* Exercise aim
Search the material for the string "React" and copy each line where it occurs.

* Data for this exercise
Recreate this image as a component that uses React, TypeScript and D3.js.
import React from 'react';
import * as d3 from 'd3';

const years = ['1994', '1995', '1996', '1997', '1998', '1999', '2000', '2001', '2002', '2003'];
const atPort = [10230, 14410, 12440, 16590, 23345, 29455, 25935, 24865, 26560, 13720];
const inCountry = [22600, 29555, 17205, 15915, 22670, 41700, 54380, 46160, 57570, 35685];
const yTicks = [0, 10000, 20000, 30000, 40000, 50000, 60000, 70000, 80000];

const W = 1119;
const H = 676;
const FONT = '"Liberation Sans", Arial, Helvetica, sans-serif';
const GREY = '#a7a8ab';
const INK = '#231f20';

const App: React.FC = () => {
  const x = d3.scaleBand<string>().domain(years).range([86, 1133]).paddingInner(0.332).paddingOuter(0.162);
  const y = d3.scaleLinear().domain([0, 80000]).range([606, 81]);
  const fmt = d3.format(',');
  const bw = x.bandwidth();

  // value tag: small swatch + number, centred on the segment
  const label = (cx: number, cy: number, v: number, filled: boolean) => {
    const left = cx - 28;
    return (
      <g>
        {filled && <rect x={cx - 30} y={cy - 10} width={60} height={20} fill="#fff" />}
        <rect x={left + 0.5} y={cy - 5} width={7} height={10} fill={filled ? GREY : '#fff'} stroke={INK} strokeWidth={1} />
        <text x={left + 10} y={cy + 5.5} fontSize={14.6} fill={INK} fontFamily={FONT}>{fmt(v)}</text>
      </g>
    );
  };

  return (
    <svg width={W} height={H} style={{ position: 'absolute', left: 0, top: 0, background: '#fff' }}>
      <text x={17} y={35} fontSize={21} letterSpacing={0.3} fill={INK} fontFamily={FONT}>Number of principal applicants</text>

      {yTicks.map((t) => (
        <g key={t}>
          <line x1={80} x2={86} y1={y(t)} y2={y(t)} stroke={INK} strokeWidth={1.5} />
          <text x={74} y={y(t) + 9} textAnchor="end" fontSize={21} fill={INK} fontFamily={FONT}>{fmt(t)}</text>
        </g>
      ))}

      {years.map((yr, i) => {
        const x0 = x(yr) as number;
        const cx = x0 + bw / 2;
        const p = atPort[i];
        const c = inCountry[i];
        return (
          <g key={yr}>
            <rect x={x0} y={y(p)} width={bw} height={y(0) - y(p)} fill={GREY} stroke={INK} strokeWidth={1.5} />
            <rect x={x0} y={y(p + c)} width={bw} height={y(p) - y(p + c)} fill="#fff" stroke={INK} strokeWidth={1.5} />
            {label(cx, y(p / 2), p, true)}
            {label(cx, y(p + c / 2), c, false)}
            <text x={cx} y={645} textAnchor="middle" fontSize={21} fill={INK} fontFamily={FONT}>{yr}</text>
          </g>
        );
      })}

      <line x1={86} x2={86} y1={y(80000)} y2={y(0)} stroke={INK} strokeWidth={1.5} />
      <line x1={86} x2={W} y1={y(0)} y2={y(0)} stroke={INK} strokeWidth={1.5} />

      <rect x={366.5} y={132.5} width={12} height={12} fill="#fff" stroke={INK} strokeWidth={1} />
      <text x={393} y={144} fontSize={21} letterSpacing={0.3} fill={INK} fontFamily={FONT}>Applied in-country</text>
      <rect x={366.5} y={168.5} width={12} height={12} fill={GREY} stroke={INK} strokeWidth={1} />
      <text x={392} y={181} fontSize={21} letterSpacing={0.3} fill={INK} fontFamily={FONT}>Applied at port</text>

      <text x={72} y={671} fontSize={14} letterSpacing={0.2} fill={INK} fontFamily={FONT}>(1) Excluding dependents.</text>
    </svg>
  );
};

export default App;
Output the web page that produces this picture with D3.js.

* Answer in full
Recreate this image as a component that uses React, TypeScript and D3.js.
import React from 'react';
const App: React.FC = () => {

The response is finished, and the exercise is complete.